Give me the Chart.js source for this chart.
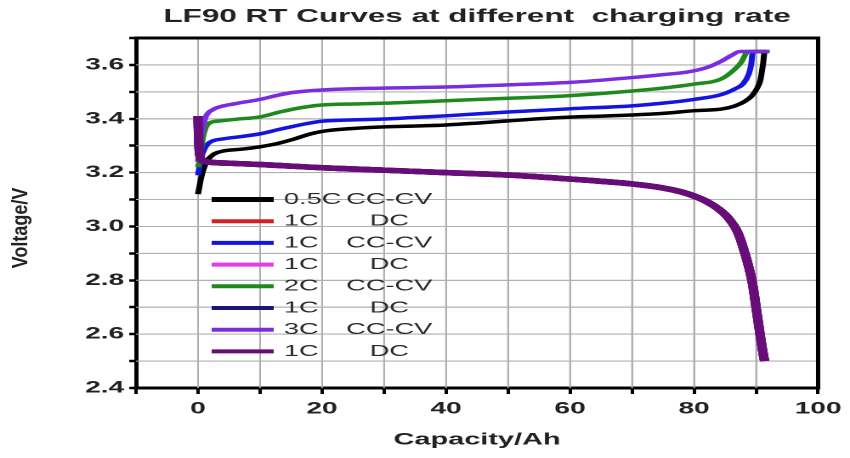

────────

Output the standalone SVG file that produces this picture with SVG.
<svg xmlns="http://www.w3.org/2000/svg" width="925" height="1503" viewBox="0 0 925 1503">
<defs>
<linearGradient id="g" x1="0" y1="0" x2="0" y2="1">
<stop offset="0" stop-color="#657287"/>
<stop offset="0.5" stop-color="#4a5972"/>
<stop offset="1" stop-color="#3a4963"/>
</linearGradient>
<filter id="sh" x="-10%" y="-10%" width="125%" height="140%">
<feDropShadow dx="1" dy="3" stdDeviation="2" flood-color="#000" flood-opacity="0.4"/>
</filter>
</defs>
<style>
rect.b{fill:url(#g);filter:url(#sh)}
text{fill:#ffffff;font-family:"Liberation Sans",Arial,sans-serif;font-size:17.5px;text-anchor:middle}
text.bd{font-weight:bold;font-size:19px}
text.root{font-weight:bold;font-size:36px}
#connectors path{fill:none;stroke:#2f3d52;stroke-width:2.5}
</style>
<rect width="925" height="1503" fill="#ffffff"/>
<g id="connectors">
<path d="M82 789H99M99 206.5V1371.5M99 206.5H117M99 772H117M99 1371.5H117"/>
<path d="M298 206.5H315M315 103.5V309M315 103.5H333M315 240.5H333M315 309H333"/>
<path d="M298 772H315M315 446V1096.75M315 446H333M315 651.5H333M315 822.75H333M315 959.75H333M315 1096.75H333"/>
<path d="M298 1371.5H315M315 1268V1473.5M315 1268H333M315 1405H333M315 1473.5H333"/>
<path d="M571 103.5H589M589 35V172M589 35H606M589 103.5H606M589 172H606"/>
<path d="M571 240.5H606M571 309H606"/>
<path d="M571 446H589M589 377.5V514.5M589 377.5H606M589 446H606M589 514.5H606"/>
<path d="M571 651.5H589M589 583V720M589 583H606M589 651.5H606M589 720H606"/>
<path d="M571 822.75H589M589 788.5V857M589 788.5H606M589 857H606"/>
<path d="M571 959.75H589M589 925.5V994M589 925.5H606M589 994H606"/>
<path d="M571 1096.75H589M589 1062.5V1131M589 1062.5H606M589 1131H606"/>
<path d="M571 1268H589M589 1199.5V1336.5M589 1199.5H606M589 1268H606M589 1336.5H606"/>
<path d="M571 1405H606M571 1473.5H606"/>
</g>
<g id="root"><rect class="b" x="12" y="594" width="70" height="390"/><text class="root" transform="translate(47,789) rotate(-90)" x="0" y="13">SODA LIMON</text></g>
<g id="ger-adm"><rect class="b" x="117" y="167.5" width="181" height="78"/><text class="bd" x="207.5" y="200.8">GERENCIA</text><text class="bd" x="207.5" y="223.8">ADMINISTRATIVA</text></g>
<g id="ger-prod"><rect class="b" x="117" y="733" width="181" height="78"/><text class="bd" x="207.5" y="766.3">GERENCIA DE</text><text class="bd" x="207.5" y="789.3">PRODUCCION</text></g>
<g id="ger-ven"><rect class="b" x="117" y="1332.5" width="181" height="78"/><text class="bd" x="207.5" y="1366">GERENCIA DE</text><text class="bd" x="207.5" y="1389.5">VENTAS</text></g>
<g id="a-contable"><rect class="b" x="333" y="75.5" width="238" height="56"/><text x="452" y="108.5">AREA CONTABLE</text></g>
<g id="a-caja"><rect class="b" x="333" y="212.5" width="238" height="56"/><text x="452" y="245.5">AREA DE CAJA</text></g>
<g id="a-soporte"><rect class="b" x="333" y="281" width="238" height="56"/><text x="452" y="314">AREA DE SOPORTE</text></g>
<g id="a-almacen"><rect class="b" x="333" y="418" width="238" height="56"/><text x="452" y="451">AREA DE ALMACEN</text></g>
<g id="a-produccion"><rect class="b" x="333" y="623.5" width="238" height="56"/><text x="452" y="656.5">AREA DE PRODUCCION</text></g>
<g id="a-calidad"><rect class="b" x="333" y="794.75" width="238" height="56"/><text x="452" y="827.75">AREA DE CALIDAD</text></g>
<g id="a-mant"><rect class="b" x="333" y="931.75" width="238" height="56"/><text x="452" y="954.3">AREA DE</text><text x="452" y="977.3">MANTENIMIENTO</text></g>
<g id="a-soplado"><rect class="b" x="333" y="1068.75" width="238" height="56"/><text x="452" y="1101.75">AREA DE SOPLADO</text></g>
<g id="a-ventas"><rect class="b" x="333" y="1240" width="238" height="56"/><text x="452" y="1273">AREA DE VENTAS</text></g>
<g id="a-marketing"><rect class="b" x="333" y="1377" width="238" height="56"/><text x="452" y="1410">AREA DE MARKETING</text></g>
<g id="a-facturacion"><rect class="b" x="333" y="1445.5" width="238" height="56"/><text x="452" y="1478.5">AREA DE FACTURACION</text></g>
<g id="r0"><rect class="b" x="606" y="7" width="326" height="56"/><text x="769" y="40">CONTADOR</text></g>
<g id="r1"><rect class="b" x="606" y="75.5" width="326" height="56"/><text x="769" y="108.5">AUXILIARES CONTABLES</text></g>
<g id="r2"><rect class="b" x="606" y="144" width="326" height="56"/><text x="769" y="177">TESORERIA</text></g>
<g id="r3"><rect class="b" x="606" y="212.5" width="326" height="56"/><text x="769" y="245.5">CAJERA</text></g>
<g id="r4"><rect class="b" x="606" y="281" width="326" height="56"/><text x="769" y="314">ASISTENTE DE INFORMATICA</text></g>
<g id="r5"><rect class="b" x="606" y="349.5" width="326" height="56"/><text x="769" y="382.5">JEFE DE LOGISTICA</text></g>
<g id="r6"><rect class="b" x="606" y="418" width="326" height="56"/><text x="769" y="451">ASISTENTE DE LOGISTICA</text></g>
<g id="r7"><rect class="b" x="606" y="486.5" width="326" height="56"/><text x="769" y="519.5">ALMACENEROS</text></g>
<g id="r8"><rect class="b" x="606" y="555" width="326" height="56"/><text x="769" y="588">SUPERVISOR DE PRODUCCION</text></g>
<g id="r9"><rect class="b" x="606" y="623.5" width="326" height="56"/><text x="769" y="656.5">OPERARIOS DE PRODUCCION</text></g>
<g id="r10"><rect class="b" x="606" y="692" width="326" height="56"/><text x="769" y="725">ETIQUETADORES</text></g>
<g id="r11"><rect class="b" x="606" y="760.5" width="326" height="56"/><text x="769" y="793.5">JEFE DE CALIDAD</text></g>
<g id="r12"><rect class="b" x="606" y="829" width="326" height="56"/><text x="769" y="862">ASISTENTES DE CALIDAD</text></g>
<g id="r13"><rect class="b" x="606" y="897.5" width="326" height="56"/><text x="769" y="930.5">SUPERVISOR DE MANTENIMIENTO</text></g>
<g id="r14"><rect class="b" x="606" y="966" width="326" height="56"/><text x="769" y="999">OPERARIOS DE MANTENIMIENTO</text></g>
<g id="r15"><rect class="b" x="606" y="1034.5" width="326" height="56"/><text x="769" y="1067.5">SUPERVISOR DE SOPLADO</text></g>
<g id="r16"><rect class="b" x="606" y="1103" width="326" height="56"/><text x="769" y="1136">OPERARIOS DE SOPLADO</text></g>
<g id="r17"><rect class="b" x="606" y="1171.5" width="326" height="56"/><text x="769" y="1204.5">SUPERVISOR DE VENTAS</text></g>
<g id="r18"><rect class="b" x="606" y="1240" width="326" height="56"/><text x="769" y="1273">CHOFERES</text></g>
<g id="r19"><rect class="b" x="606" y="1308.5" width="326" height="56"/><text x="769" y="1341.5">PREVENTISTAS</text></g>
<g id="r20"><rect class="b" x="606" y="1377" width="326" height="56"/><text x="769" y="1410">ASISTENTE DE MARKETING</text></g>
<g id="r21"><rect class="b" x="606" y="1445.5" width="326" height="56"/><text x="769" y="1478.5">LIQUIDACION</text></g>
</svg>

────────

SHORT EXERCISE> Find each line holding "this". Copy it out.

EXERCISE RESULT>
Give me the Chart.js source for this chart.
Output the standalone SVG file that produces this picture with SVG.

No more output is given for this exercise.